Have you ever wondered what the Building and Loan Bank in "It's a Wonderful Life" would be like in real life?
Steve Habetz Jr., the vice president of Stamford Mortgage -- and a 30-year veteran of the mortgage industry -- explained that's the type of bank he works for.
Steve sent me some feedback on my article, "7 Reasons to Get Your Mortgage From a Broker," and suggested that since the financial crisis, loans made by brokers have been under intense scrutiny -- and that's not how valued customers should be treated.
Without a moment's hesitation, I replied to Steve's email and asked for an interview.
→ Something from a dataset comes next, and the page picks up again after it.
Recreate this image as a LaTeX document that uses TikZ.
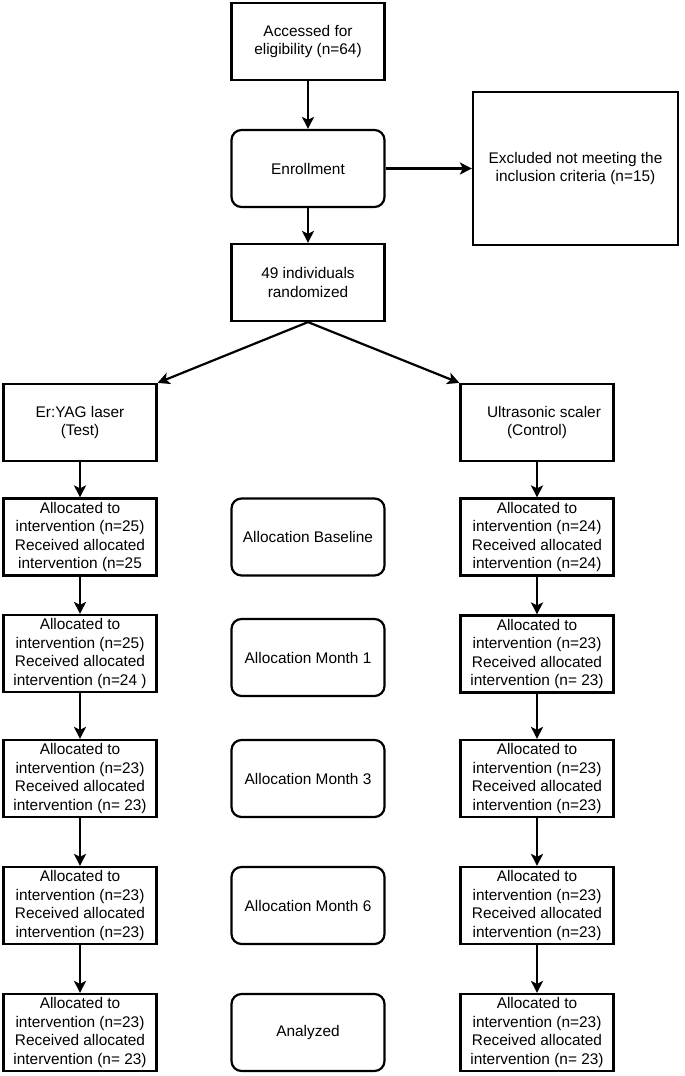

He graciously agreed, and we spent over an hour discussing the benefits of buying a mortgage from a bank. Here are eight of the most important reasons.
1. Loans get approved faster
After shopping your loan around to lenders, it may take brokers a few months to push your loan through. Since banks have the final say on loan approval, it can substantially speed up the process.
According to Steve, he will consistently close loans in a matter of weeks -- and on occasion, even less.
2. Banks make the rules, so only banks can bend them.
QM loans -- or, quality mortgage loans -- are essentially Fannie Mae and Freddie Mac's guidelines for buying mortgages. And in the past few years, these guideline have become extremely rigid.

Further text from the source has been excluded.